(Data listing)
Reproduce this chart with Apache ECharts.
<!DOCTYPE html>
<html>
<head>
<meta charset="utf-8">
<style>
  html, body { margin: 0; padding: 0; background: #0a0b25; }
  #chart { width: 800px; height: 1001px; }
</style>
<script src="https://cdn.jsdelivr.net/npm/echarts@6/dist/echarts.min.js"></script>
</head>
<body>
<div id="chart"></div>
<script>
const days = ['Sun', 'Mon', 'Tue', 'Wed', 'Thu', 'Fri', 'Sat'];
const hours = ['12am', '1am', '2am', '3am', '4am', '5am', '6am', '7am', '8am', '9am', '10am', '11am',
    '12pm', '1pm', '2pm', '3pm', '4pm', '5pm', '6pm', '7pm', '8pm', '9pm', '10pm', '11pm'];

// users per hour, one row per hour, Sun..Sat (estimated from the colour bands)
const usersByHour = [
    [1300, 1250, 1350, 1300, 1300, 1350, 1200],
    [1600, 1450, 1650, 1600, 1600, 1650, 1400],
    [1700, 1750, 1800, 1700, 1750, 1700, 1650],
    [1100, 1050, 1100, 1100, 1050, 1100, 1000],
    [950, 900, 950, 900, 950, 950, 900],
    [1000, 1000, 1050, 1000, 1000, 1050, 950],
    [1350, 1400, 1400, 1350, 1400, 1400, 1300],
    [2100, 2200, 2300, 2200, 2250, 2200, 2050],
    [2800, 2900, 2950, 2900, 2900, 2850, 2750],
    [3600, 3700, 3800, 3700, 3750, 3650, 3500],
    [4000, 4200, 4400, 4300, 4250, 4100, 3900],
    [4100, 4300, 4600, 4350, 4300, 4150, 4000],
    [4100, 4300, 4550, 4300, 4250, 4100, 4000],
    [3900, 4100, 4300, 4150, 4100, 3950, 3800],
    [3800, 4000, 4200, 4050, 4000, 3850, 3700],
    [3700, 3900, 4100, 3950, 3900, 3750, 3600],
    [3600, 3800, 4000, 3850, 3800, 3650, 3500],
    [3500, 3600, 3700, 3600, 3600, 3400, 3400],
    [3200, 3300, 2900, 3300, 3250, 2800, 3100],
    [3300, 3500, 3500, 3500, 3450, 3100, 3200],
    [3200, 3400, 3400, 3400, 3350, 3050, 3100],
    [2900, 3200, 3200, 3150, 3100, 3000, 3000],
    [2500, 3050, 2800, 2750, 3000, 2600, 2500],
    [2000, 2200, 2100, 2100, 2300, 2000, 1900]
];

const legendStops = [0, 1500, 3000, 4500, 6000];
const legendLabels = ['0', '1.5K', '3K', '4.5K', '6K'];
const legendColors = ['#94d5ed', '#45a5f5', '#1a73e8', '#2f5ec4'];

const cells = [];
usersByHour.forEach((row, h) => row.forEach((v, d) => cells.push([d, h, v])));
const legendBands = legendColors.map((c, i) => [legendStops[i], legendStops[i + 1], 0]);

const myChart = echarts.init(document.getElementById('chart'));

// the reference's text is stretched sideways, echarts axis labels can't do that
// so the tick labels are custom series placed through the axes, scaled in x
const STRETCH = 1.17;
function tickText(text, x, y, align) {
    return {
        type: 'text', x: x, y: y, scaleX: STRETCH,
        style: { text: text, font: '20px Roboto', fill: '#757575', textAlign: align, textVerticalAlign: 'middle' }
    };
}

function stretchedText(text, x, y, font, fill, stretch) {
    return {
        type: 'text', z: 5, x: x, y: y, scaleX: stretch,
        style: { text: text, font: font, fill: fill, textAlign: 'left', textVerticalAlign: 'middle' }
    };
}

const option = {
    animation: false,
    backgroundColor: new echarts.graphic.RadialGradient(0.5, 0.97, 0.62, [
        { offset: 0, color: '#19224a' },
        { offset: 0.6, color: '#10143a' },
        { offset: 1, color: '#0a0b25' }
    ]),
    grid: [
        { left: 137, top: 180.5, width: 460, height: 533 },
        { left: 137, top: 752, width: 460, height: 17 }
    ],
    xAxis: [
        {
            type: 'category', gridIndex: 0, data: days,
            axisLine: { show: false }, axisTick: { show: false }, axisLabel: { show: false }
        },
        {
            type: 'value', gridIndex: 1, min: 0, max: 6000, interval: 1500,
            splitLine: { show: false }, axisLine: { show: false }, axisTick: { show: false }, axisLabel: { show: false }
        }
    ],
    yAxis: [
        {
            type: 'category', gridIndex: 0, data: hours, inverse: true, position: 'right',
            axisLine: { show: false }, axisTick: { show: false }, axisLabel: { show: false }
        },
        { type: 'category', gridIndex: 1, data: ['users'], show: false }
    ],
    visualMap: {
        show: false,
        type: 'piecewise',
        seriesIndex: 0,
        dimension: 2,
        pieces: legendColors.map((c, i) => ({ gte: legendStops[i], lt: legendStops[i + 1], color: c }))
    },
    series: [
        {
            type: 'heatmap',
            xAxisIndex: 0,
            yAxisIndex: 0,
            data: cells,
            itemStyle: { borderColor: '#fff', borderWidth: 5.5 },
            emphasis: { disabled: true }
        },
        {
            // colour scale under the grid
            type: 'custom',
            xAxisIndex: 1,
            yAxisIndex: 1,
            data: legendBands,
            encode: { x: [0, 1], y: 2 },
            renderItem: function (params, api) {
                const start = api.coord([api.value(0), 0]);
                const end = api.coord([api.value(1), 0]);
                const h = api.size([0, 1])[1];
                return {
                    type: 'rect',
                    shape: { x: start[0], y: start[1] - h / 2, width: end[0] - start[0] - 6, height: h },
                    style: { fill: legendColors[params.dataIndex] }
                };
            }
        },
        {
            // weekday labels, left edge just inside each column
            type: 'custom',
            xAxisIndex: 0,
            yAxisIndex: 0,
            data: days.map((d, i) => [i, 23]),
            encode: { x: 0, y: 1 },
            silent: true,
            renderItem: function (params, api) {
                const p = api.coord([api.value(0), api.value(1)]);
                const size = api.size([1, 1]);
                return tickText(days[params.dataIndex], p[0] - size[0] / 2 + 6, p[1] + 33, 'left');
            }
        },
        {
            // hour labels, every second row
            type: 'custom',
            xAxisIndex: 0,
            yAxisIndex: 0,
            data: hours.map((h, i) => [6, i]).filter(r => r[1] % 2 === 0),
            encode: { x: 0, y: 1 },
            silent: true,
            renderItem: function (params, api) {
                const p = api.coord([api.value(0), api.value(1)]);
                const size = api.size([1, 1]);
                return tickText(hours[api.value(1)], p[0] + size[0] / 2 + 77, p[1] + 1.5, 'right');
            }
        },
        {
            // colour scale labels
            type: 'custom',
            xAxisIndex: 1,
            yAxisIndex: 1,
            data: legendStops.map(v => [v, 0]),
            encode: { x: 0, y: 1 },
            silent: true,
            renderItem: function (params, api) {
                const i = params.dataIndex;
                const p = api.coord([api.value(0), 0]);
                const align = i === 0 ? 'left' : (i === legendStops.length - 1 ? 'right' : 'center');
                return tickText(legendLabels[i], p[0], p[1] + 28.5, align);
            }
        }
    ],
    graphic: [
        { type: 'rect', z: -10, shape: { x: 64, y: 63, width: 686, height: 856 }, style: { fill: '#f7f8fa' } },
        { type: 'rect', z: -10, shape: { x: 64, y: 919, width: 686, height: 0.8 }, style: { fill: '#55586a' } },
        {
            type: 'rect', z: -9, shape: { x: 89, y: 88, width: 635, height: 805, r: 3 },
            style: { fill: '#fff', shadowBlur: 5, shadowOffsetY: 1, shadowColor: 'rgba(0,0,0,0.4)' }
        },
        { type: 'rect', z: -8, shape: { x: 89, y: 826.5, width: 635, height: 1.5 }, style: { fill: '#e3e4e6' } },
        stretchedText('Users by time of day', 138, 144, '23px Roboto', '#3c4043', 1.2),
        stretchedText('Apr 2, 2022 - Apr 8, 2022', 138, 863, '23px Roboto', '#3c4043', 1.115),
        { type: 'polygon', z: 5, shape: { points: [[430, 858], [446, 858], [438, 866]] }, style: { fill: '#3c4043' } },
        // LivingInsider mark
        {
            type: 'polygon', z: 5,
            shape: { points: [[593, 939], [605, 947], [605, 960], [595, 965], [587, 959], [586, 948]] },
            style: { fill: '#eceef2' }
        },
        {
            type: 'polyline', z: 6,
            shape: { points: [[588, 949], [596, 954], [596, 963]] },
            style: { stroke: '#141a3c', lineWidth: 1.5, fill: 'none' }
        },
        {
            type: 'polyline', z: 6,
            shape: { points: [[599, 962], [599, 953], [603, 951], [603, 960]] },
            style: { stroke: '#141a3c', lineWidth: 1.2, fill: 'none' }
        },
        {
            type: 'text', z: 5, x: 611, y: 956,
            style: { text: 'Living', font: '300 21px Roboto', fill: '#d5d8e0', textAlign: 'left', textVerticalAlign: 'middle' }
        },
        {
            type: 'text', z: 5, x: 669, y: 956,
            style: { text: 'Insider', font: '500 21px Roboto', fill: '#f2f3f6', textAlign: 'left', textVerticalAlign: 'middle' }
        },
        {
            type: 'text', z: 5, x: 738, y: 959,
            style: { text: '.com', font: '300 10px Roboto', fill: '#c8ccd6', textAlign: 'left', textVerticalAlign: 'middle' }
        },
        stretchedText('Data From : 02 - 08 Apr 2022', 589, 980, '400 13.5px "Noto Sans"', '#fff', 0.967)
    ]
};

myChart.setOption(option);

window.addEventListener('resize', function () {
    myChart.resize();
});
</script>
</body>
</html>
...
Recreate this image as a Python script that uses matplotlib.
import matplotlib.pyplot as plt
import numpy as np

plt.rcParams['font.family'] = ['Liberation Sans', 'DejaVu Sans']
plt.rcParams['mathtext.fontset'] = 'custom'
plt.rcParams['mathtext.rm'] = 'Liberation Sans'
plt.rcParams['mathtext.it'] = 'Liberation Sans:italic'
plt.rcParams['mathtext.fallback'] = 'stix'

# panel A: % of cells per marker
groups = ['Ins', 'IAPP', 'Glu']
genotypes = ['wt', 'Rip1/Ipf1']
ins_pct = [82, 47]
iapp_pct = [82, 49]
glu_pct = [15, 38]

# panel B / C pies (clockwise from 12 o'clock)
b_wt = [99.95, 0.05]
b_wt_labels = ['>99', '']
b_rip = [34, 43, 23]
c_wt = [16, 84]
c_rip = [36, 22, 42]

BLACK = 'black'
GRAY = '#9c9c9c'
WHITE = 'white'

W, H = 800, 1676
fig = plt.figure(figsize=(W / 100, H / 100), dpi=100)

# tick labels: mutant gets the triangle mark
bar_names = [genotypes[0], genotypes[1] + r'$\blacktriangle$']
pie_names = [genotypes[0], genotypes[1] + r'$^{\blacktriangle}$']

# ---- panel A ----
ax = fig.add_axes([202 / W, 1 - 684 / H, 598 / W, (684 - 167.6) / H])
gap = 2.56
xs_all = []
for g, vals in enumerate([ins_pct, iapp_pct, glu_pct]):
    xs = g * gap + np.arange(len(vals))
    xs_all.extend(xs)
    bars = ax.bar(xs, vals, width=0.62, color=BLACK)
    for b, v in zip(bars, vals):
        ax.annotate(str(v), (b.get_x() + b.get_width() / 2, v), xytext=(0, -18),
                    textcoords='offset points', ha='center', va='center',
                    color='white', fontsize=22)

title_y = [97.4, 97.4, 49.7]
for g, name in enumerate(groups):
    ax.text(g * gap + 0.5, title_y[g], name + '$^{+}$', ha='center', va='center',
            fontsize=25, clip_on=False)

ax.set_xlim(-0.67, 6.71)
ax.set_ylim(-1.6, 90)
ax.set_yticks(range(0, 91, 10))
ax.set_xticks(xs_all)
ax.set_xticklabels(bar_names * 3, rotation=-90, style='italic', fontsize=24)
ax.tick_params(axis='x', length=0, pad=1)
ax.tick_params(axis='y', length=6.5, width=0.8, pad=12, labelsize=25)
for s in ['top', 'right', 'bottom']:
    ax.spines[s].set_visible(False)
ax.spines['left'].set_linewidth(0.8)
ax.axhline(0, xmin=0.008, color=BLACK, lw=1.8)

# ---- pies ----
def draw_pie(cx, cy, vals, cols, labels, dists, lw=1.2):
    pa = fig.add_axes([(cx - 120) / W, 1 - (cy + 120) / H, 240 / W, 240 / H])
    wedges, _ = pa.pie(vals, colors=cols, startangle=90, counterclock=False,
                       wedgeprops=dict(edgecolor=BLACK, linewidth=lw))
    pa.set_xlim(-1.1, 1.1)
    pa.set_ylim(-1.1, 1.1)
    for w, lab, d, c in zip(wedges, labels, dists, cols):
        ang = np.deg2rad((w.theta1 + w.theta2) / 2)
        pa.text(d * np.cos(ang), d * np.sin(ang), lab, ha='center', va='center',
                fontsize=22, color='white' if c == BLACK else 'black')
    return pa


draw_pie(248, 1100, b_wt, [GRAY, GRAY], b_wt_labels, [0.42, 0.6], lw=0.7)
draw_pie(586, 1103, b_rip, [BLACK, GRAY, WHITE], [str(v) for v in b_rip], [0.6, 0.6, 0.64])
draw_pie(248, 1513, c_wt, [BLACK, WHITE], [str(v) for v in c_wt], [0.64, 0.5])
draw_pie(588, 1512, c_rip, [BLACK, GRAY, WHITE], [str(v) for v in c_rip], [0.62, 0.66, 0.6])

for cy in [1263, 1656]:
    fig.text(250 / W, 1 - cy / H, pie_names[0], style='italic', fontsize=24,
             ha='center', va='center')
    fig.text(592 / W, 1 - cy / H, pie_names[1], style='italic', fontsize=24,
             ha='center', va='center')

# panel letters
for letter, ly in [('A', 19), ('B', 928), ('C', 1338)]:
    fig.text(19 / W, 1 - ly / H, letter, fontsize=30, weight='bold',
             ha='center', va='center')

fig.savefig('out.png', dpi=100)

> _TASK BRIEF_
Reproduce verbatim the lines above, from the line with "Recreate this image" through the line with "pie_names = [genotypes[0], genotypes[1]".

> _OUTPUT OF THE TASK_
Recreate this image as a Python script that uses matplotlib.
import matplotlib.pyplot as plt
import numpy as np

plt.rcParams['font.family'] = ['Liberation Sans', 'DejaVu Sans']
plt.rcParams['mathtext.fontset'] = 'custom'
plt.rcParams['mathtext.rm'] = 'Liberation Sans'
plt.rcParams['mathtext.it'] = 'Liberation Sans:italic'
plt.rcParams['mathtext.fallback'] = 'stix'

# panel A: % of cells per marker
groups = ['Ins', 'IAPP', 'Glu']
genotypes = ['wt', 'Rip1/Ipf1']
ins_pct = [82, 47]
iapp_pct = [82, 49]
glu_pct = [15, 38]

# panel B / C pies (clockwise from 12 o'clock)
b_wt = [99.95, 0.05]
b_wt_labels = ['>99', '']
b_rip = [34, 43, 23]
c_wt = [16, 84]
c_rip = [36, 22, 42]

BLACK = 'black'
GRAY = '#9c9c9c'
WHITE = 'white'

W, H = 800, 1676
fig = plt.figure(figsize=(W / 100, H / 100), dpi=100)

# tick labels: mutant gets the triangle mark
bar_names = [genotypes[0], genotypes[1] + r'$\blacktriangle$']
pie_names = [genotypes[0], genotypes[1] + r'$^{\blacktriangle}$']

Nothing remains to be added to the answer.